Democratic Party (DP) president Harry Kalaba says it was government’s collective decision to grant Zambezi Resources an environmental impact assessment authorization to carry out mining activities in Lower Zambezi National Park.

But Green Party president Peter Sinkamba says his party will obtain an injunction to restrain mining in the national park because the environmental impact assessment which was granted has expired.

When asked to explain why he authorized the mining activities initially, Kalaba referred this reporter to current government officials, saying they were better placed to deal with the issue.

“I am not in government please spare me! Let those in government deal with it,” Kalaba said.

After about an hour, Kalaba called this reporter back and explained that whatever decision he endorsed was a collective one.

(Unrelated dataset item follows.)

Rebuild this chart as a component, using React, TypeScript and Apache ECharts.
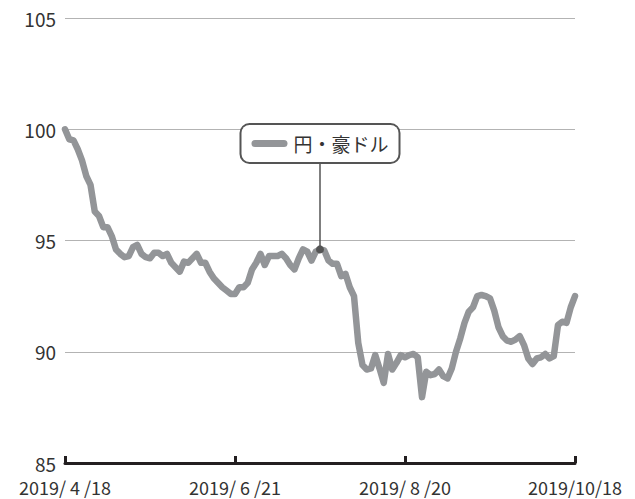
import React, { useEffect, useRef } from "react";
import * as echarts from "echarts";

// Trading-day index 0..120 (2019/4/18 .. 2019/10/18), 円・豪ドル
const values: number[] = [
  100.0, 99.55, 99.5, 99.1, 98.6, 97.9, 97.5, 96.3, 96.1, 95.6,
  95.6, 95.2, 94.6, 94.4, 94.25, 94.3, 94.7, 94.8, 94.4, 94.25,
  94.2, 94.45, 94.45, 94.3, 94.4, 94.0, 93.8, 93.6, 94.05, 94.0,
  94.2, 94.4, 94.0, 94.0, 93.6, 93.3, 93.1, 92.9, 92.75, 92.6,
  92.6, 92.9, 92.9, 93.1, 93.7, 94.0, 94.4, 93.9, 94.3, 94.3,
  94.3, 94.4, 94.2, 93.9, 93.7, 94.2, 94.6, 94.5, 94.1, 94.5,
  94.6, 94.55, 94.1, 93.95, 93.95, 93.4, 93.5, 92.9, 92.5, 90.4,
  89.4, 89.2, 89.25, 89.85, 89.25, 88.6, 89.9, 89.2, 89.5, 89.85,
  89.75, 89.85, 89.9, 89.75, 87.96, 89.1, 88.95, 89.0, 89.2, 88.9,
  88.8, 89.25, 90.0, 90.6, 91.3, 91.8, 92.0, 92.5, 92.55, 92.5,
  92.4, 91.85, 91.1, 90.7, 90.5, 90.45, 90.55, 90.7, 90.3, 89.7,
  89.45, 89.7, 89.75, 89.9, 89.7, 89.8, 91.2, 91.35, 91.3, 92.0,
  92.5,
];

const tickLabels: string[] = ["2019/ 4 /18", "2019/ 6 /21", "2019/ 8 /20", "2019/10/18"];
const tickStep = 40;
const seriesName = "円・豪ドル";
const annotIndex = 60;
const yTicks = { min: 85, max: 105, interval: 5 };

const FONT = "'Noto Sans CJK JP', 'Noto Sans', sans-serif";
const LINE_COLOR = "#939598";
const TEXT_COLOR = "#333333";

export default function App() {
  const ref = useRef<HTMLDivElement>(null);
  useEffect(() => {
    if (!ref.current) return;
    const chart = echarts.init(ref.current, undefined, { renderer: "svg" });
    const seriesData = values.map((v, i) => [i, v]);
    const annotVal = values[annotIndex];
    chart.setOption({
      animation: false,
      backgroundColor: "#ffffff",
      textStyle: { fontFamily: FONT },
      grid: { left: 65, right: 60, top: 18, bottom: 36, containLabel: false },
      xAxis: {
        type: "value",
        min: 0,
        max: tickStep * (tickLabels.length - 1),
        interval: tickStep,
        splitLine: { show: false },
        axisLine: { show: true, lineStyle: { color: "#231f20", width: 3 } },
        axisTick: { show: true, inside: true, length: 7, lineStyle: { color: "#231f20", width: 3 } },
        axisLabel: {
          show: true,
          showMinLabel: true,
          showMaxLabel: true,
          hideOverlap: false,
          margin: 15,
          fontSize: 18,
          lineHeight: 18,
          color: TEXT_COLOR,
          fontFamily: FONT,
          formatter: (v: number) => tickLabels[Math.round(v / tickStep)] ?? "",
        },
      },
      yAxis: {
        type: "value",
        min: yTicks.min,
        max: yTicks.max,
        interval: yTicks.interval,
        axisLine: { show: false },
        axisTick: { show: false },
        splitLine: { show: true, lineStyle: { color: "#b3b3b3", width: 1 } },
        axisLabel: { margin: 9, fontSize: 19, lineHeight: 19, color: TEXT_COLOR, fontFamily: FONT },
      },
      series: [
        {
          type: "line",
          name: seriesName,
          data: seriesData,
          showSymbol: false,
          symbol: "none",
          lineStyle: { color: LINE_COLOR, width: 6.5, cap: "round", join: "round" },
          z: 2,
          markLine: {
            silent: true,
            symbol: "none",
            label: { show: false },
            lineStyle: { color: "#555555", width: 1.5, type: "solid" },
            data: [[{ coord: [annotIndex, annotVal] }, { coord: [annotIndex, 98.5] }]],
          },
          markPoint: {
            silent: true,
            data: [
              {
                coord: [annotIndex, annotVal],
                symbol: "circle",
                symbolSize: 8,
                itemStyle: { color: "#555555" },
                label: { show: false },
              },
              {
                coord: [annotIndex, 99.36],
                symbol: "circle",
                symbolSize: 0,
                itemStyle: { color: "transparent" },
                label: {
                  show: true,
                  position: "inside",
                  formatter: "{bar|}{gap|}{t|" + seriesName + "}",
                  backgroundColor: "#ffffff",
                  borderColor: "#555555",
                  borderWidth: 2,
                  borderRadius: 8,
                  padding: [7, 10, 7, 10],
                  rich: {
                    bar: { width: 36, height: 7, backgroundColor: LINE_COLOR, borderRadius: 4 },
                    gap: { width: 6 },
                    t: { fontSize: 19, color: TEXT_COLOR, fontFamily: FONT, lineHeight: 23 },
                  },
                },
              },
            ],
          },
        },
      ],
    });
    return () => chart.dispose();
  }, []);
  return <div ref={ref} style={{ width: 635, height: 499, position: "fixed", left: 0, top: 0 }} />;
}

“That was a Cabinet decision. A minister will not just overturn an issue without the approval of either the Cabinet or the President himself. And those who are talking, it is lack of knowing what government is all about. It is not an individual who just does that. Otherwise, if there was anything wrong, I think I would have been fired. That was government’s decision at that time,” said Kalaba.

But in a statement, Sunday, Sinkamba stated that the environment impact assessment had expired.

“As the Green Party, we would like to assure the Nation that no mining will take place in the Lower Zambezi National Park regardless the recent High Court decision. This is on account that the environmental impact assessment authorization which was granted by Harry Kalaba in January 2014 is no longer legally valid and therefore cannot be used by Zambezi Resources as the basis to commence mining in the park. Please note that all environmental impact assessment authorizations have a time limit in which operations should commence from date of grant of such permission,”read the statement.

“Failure to commence operations within three years renders the authorization invalid on grounds of lapse of time. We in the environmental sector respect time. In this case, authorization was granted by Honorable Harry Kalaba in January 2014. This is October 2019 which is more than 5 years from the time the authorization was granted. Now, Regulation 30 of the Environmental Impact Assessment Regulations, Statutory Instrument No. 28 of 1997 provides that if, following the preparation of a project brief or environmental impact assessment, an authorization licence, permit or permission has been issued but no land preparation or construction work has started within 3 years, then the developer must re-register with the authorizing agency any intention to develop. The 3 year statutory period lapsed for Zambezi Resources in January 2017,”

Sinkamba advised the mining company to go back to the Ministry of Mines and make a fresh application.

“So, by virtue of Regulation 30, Zambezi Resources, or whatever name the company is now called, should go back to the Director of Mines Safety at the Ministry of Mines to re-submit its intention to mine in Lower Zambezi National Park. This application must be accompanied with a current environmental impact assessment report for review by the Mines Safety Department. Thereafter, resubmitted EIA report will once again be forward to the Zambia Environmental Management Authority for further review and decision,” he stated.

” If both Mines Safety Department and ZEMA approve the re-submitted environmental impact assessment report, only then can mining commence. If either or both authorities reject the report, then no mining will take place. So this is the first level of checkmate. Also, both MSD and ZEMA have a second chance to redeem themselves as credible institutions worth entrusting to responsibly manage the national heritage,”

Meanwhile, Sinkamba stated that his party would petition the constitutionality of mining in sensitive areas such as the Lower Zambezi National Park.

“Whilst Zambezi Resources will be busy resubmitting its environmental impact assessment reports to MSD and ZEMA in line with Regulation 30 of SI 28 of 1997, we the Greens will also petition the constitutionality of mining in ecologically sensitive areas such as the Lower Zambezi National Park. Article 255 of the Constitution of Zambia Amendment 2016 provides principles of environmental and natural resources management and development. In particular, sub-Article 255(d) imposes a duty on all of us to ensure that the conservation and protection of ecologically sensitive areas, habitats, species and other environment shall be done in a sustainable manner,” stated Sinkamba.

“As the Greens, we do not think that mining in Lower Zambezi National Park, which an ecologically sensitive area which hosts sensitive habitats, species and other environmental resources. We think that there is a better way to manage such areas other than through mining. So we want the Constitutional Court to pronounce itself on this grave matter before mining commences. In short, we will obtain an injunction to restrain mining in game parks, including Lower Zambezi National Park until the Constitutional Court decides our petition. This is the Green Party checkmate on the matter. We are in Concourt as early as next.”